- Exercise prompt
Count lines holding the word "draws". Only the number is wanted.

- Listing
>> Start

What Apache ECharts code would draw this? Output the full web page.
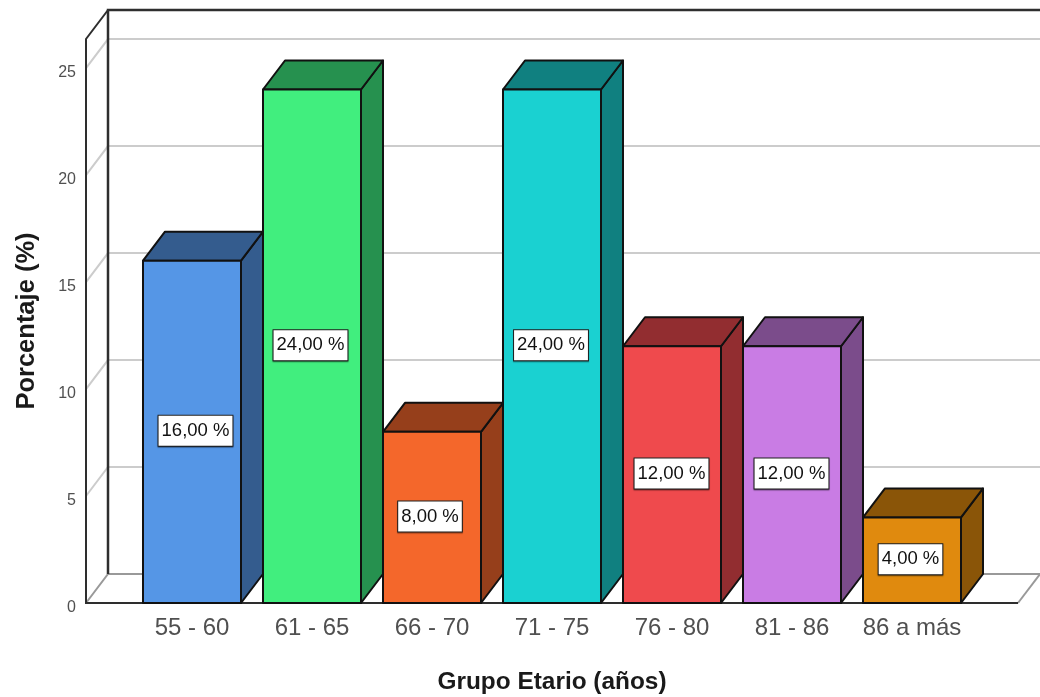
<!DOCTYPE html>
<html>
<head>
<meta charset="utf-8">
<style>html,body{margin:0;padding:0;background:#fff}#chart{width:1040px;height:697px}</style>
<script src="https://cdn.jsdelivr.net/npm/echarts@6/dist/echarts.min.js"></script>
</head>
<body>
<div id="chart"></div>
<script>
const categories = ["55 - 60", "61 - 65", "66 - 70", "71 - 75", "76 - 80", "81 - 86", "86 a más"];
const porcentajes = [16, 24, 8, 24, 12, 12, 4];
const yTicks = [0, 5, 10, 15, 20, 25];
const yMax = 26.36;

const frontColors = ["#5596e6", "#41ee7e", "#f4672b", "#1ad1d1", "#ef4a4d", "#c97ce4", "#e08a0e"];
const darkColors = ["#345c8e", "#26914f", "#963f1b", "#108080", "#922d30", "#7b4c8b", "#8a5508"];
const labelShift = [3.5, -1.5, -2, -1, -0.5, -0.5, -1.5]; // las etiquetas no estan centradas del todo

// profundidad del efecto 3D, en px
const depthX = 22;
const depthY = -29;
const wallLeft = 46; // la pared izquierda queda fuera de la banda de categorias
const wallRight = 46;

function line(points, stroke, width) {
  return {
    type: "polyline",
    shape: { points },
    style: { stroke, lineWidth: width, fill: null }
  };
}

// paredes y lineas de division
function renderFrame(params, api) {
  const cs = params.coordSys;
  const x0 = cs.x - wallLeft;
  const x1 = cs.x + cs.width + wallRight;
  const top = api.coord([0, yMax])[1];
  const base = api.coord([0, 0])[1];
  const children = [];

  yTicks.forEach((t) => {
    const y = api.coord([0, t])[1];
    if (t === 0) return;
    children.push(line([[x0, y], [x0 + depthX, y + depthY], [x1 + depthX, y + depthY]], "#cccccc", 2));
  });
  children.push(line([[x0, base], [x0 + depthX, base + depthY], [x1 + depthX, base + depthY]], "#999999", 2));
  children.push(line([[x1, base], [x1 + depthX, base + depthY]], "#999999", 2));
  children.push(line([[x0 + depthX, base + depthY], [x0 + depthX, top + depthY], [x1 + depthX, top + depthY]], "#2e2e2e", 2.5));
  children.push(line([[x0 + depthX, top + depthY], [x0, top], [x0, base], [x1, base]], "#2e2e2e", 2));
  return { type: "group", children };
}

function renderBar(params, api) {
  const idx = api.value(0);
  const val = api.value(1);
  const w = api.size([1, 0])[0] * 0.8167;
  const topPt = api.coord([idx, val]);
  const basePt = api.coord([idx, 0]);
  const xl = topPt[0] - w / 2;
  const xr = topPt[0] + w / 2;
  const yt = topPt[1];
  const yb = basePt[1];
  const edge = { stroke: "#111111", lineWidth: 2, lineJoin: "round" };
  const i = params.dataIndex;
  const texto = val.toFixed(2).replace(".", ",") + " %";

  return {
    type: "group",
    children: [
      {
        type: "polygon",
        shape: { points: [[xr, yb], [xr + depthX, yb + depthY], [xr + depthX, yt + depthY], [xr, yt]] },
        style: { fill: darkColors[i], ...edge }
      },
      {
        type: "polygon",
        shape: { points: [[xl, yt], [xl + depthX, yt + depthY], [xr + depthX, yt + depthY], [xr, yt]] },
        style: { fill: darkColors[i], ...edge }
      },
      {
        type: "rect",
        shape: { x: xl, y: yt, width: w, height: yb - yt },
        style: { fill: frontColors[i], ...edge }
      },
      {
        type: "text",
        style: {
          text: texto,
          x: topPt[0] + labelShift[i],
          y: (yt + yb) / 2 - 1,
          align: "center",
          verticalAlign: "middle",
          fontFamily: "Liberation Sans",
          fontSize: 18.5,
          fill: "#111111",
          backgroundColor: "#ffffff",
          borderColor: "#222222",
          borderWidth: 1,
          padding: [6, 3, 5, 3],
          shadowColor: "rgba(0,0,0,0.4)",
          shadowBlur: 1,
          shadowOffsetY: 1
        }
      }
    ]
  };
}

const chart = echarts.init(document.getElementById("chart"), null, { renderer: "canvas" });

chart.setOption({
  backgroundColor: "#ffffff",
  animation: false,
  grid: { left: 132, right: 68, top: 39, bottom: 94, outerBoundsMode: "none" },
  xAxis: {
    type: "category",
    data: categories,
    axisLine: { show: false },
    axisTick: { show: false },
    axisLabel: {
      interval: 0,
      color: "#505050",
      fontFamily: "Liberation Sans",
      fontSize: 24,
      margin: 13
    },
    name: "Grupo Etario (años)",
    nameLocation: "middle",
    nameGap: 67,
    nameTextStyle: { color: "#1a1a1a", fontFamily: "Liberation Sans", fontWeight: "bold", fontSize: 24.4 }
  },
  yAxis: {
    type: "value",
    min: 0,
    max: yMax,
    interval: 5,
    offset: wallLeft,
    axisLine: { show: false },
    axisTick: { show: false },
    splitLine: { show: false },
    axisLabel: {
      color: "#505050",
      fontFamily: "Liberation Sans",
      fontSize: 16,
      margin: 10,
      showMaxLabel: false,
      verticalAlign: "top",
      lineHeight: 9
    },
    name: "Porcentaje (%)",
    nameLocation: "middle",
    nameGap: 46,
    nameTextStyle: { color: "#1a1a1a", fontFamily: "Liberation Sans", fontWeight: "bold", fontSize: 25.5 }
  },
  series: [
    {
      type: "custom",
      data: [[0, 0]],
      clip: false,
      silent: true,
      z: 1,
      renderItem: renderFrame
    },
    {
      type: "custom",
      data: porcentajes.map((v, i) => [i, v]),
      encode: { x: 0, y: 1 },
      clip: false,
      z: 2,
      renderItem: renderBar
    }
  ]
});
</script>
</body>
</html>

>> End
>> Start

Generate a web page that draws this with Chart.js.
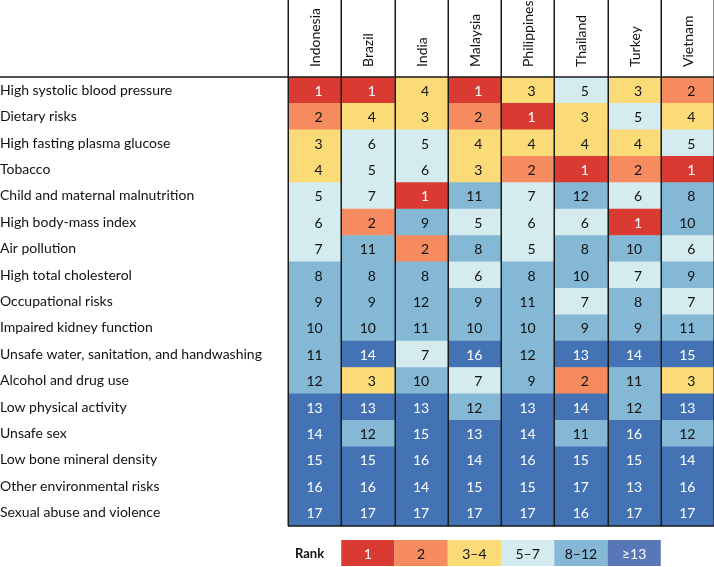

>> End
>> Start

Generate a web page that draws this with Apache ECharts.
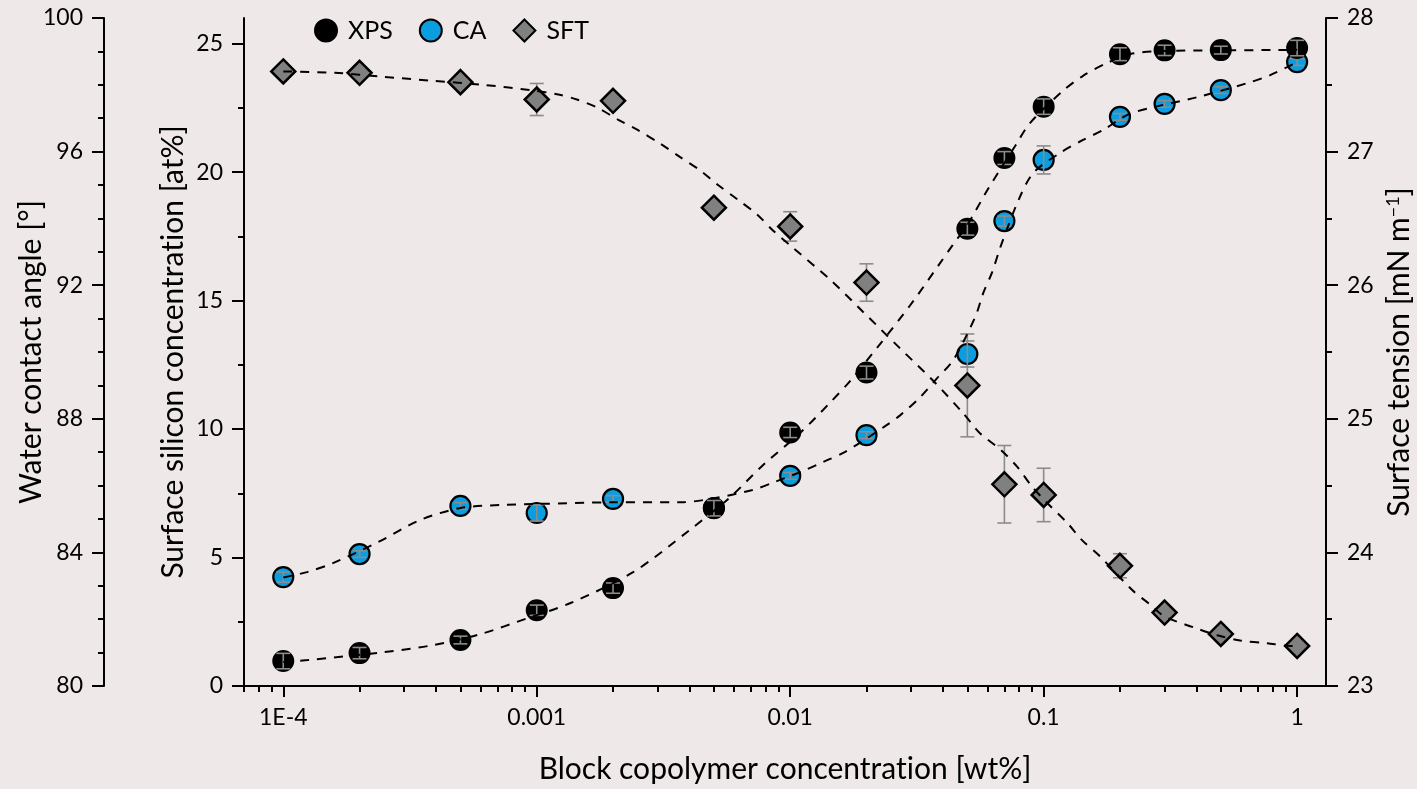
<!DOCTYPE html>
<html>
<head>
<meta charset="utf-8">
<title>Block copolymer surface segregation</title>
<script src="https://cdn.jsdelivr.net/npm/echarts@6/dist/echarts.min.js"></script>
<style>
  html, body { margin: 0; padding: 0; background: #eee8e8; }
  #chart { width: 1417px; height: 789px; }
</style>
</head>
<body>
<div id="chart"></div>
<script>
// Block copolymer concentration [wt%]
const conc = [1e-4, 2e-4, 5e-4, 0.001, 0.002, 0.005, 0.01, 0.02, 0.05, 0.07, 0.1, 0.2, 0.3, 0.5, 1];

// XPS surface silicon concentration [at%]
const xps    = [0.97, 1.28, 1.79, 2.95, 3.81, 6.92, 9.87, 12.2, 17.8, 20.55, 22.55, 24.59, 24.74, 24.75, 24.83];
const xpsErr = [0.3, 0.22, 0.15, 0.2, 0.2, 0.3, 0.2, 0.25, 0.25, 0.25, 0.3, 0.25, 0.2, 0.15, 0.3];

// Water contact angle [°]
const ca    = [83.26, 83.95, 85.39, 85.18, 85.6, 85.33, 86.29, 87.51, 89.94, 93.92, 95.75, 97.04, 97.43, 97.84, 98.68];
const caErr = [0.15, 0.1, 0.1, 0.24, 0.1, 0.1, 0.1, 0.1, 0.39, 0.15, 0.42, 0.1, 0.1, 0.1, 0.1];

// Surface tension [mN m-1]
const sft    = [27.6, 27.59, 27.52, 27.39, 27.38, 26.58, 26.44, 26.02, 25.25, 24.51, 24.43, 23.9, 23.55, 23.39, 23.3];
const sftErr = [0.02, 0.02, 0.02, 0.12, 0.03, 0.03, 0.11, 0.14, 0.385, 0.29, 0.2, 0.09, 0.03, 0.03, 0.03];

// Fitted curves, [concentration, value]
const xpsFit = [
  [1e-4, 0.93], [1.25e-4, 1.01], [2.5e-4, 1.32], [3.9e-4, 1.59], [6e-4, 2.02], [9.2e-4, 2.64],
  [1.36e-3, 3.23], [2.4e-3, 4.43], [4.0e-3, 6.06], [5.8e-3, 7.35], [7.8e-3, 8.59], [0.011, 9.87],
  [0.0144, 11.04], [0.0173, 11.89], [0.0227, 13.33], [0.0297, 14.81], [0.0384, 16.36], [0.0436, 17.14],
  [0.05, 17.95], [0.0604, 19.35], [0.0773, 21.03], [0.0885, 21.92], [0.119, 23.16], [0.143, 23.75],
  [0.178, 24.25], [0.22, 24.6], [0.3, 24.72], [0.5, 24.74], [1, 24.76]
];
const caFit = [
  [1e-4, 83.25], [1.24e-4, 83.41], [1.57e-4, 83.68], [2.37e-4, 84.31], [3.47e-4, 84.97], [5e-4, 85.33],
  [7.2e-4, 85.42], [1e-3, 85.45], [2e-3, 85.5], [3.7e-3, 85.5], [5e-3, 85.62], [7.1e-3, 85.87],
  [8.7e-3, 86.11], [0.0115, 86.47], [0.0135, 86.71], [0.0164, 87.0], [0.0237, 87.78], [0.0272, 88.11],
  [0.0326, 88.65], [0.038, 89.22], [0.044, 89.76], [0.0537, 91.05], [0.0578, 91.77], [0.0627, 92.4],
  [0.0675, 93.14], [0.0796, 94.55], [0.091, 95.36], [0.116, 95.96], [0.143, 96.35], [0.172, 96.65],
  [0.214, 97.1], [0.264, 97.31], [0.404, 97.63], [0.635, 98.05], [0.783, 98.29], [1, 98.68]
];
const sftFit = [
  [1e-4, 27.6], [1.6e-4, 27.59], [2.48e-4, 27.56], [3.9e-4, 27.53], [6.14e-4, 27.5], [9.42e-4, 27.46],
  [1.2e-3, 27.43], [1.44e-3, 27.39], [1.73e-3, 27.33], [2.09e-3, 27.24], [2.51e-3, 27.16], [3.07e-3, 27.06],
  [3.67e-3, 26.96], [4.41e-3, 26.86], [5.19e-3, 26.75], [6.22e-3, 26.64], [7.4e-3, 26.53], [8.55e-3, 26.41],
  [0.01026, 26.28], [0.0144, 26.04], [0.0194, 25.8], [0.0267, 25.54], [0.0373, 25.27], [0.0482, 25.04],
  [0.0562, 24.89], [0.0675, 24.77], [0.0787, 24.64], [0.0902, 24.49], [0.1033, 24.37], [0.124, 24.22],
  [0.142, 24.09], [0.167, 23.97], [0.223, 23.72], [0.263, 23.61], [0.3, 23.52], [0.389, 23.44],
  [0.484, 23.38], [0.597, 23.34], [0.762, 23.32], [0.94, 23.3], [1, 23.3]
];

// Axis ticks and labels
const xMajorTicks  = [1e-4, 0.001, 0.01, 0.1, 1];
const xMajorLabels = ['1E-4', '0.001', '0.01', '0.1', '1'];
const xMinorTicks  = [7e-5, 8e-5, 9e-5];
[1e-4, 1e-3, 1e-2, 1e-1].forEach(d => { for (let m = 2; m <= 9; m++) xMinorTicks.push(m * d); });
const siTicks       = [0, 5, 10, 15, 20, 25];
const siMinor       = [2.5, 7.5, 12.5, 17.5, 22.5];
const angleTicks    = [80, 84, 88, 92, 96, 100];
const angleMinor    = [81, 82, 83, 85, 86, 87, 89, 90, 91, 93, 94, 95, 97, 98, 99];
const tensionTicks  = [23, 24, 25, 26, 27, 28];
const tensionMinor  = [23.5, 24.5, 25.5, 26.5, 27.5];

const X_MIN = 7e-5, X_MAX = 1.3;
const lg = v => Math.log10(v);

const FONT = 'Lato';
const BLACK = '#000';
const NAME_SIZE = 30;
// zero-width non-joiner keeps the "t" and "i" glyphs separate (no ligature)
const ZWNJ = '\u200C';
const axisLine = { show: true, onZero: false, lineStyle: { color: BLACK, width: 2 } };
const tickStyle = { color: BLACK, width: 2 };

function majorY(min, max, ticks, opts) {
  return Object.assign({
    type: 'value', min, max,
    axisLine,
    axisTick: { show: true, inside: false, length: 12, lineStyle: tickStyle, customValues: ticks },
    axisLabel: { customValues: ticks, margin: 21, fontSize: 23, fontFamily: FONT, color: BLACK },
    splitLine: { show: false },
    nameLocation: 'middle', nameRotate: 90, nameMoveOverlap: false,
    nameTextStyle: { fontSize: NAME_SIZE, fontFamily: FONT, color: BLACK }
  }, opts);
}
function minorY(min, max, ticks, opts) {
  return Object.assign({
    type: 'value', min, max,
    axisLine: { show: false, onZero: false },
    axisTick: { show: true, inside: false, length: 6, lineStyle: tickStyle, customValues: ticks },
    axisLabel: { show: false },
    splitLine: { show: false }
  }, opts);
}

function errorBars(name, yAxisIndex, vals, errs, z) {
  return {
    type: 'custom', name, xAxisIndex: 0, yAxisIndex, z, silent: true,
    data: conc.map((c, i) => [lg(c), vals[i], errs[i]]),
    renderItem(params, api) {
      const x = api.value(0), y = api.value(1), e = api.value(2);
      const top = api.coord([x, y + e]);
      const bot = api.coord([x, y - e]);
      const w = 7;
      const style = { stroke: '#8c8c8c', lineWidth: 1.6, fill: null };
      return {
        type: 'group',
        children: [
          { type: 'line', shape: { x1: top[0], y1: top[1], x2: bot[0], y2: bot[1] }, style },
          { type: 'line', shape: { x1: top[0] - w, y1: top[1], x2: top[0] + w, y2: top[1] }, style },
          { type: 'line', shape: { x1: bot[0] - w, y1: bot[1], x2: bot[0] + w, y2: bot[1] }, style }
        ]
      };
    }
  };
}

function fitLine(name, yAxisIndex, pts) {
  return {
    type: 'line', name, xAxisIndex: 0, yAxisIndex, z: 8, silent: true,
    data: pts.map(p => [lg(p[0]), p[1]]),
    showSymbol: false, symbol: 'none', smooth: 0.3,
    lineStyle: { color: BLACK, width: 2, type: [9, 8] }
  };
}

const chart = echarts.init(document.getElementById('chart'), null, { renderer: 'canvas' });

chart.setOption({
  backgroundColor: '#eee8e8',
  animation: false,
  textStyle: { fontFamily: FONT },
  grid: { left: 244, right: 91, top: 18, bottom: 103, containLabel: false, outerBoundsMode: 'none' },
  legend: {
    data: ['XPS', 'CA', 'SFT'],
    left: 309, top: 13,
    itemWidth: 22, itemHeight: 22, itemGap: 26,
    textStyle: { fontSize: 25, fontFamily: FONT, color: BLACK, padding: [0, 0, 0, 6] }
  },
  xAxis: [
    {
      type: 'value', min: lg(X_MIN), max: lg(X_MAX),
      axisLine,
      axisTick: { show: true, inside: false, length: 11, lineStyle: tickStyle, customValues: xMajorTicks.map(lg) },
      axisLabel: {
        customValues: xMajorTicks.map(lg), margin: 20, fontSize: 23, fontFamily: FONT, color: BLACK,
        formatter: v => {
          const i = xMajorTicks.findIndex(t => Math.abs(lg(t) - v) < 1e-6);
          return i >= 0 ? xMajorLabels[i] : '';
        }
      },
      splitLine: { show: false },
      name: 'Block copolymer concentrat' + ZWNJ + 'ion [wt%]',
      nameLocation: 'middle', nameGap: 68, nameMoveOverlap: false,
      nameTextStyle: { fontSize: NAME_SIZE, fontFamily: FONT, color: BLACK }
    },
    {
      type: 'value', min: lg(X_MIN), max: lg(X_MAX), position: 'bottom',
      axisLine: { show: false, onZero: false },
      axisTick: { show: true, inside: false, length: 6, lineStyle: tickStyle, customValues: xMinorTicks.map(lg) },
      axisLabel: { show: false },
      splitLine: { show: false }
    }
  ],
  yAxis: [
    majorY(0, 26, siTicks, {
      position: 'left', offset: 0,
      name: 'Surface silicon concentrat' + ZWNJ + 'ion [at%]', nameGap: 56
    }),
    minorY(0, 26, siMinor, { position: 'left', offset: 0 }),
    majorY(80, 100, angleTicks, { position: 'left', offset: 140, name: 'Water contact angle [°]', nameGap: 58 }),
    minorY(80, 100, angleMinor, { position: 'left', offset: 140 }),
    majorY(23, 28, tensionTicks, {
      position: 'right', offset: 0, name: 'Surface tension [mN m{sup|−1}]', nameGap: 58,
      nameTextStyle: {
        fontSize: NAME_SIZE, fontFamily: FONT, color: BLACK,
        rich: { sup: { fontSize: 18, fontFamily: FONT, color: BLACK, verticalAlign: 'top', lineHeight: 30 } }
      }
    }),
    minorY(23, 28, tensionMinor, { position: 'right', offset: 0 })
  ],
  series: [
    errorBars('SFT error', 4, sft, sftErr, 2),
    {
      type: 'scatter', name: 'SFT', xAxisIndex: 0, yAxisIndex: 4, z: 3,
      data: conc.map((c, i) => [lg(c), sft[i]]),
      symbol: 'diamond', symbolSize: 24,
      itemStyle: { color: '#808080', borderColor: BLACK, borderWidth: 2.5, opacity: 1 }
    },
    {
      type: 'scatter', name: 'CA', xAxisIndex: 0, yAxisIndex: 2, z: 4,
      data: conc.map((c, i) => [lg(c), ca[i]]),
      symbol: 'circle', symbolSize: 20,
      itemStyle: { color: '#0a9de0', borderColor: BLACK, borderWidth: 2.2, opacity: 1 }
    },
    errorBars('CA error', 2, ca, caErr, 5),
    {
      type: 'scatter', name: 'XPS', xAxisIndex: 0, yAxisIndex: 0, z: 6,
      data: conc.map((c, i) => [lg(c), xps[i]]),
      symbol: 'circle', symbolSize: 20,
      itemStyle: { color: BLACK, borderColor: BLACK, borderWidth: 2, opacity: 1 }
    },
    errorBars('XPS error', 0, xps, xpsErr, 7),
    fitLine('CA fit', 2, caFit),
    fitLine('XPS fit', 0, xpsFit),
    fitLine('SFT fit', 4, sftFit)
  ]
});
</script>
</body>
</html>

>> End

- Response to the task
2